Know your investment fees before they start to pile up

A mutual fund has a portfolio manager who actively manages the investments.   The manager is making decisions with respect to the fund and is being paid to do so.  The prospectus outlines what restrictions (if any) the manager has with respect to the types of investments the fund may invest in.  Within this same document you will be able to see the types of expenses associated with operating the fund, commonly referred to as the Management Expense Ratio  or MER.

Most investors would be more than happy to pay fees provided there was value in the form of performance.  In the absence of this value, Exchange Traded Funds (ETFs) were created providing a lower cost option with a passive strategy.    People may purchase ETFs to obtain broad coverage to an entire Index (Canada, US, International) or Sector.  No manager is choosing to remove some positions and overweight others.  ETFs are often associated with low fees as there is no portfolio manager making active decisions.

There has been so much debate between mutual funds and ETFs.  Financial commentary often overlooks another alternative – purchasing direct holdings within a fee based account.  Before we go much further, mutual funds or ETFs may be the best option for investors with less than $150,000 who seek adequate diversification.  In our opinion though, if an investor has $250,000 or more they should explore the option of opening a fee-based account and holding direct investments.

Recently we wrote an article about fee based accounts for an investor with $500,000 in mutual funds paying a Management Expense Ratio (MER) of 2.30 per cent.  This may not seem like much when quoted in percentage terms but when we translate this into a dollar amount, the annual cost is $11,500.  With the HST now in effect the MER on mutual funds has increased a further 7 per cent (previously only subject to the 5 per cent GST).  The fund above that had an embedded MER of 2.30 per cent is now 2.45 per cent (or $12,250) with the HST.  This represents an annual increase of $750.
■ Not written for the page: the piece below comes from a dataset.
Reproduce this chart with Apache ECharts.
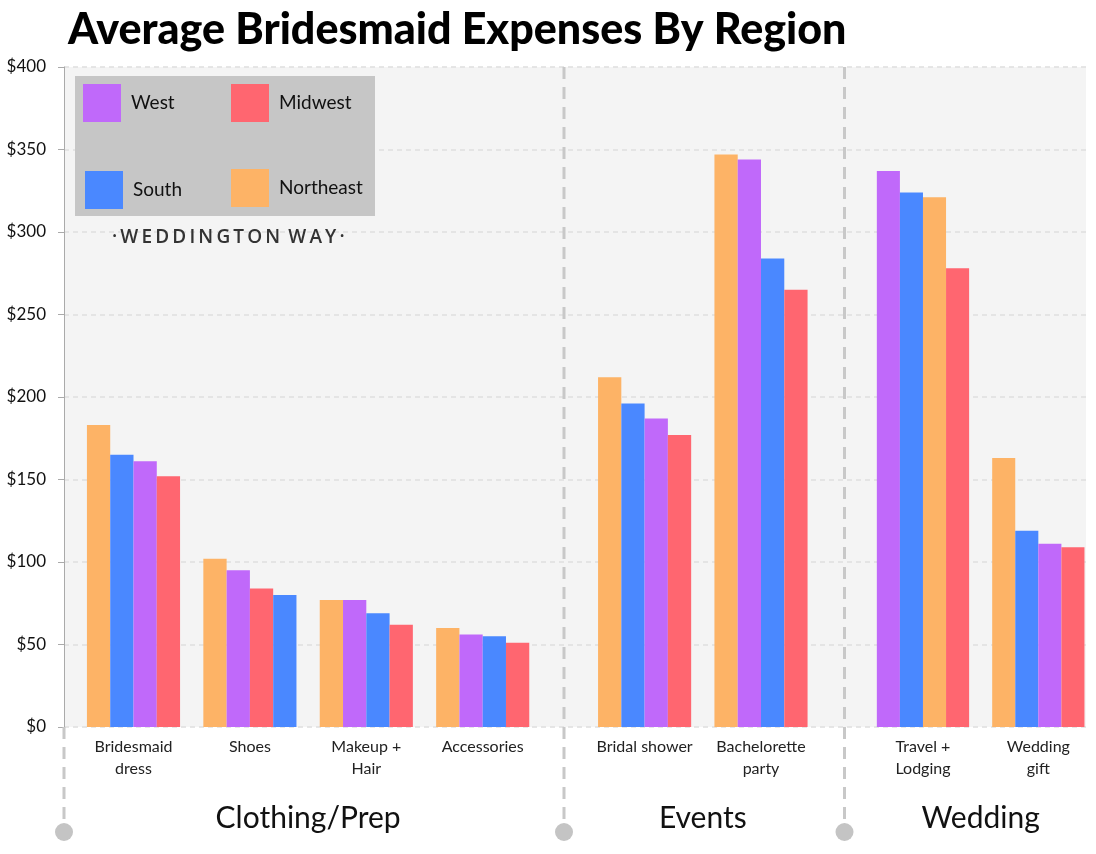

We compare this to the fee based account option at 1.0 per cent.  Before the HST, the fees for a $500,000 account were $5,000 plus $250 GST, equalling $5,250.  This represented a savings of $6,250 a year.   The savings are even greater if the fee-based account is non-registered and you are able to deduct the investment council fees.  With the HST the fees are now $5,000 plus $600 HST equalling $5,600.  This represents an increase of $350 (considerably better than the increase of $750 above).  The key point to take away from the above is that the lower your fees are, the less of an impact the new HST will have on your portfolio’s overall return.

Let’s spend a moment to compare ETFs with direct holdings in a fee-based account.  In our opinion there is nothing wrong with a combination of both of these two types of investment options.  ETFs are useful to obtain coverage to areas where you may not have direct holdings.  Two examples may be to obtain broad exposure to a geographical area or to focus on a specific sector ETF.

ETFs can typically be purchased within a fee-based account with no transactional costs.  The low annual costs associated with ETFs are very complimentary within a low annual fee type account.

The following represents some key points to consider:

  • Investors wishing to have geographic coverage in higher growth areas such as China, Brazil, and India may find an ETF a good option.   It is more difficult to purchase individual equities in these geographical areas.
  • It is possible to set limit and stop-loss orders on ETFs and individual stocks.   It is not possible to set these types of orders on mutual funds.
  • Both ETFs and mutual funds provide investors with the ability to increase or decrease market exposure quickly.
  • Investors with a large cash component can plan to ease into the market by purchasing equity investments over time – this is often referred to as dollar cost averaging.  Both mutual funds and ETFs work well for dollar cost averaging.

Many of the newer ETFs are deviating away from their traditionally “passive” index approach by adopting a more active style.  We caution most investors to stick to the plain-vanilla ETFs.  Some of the structured ETFs have very complicated features and fees that are higher than the vanilla style ETFs.  Some structured ETFs utilized leverage and derivative products not suitable for most investors.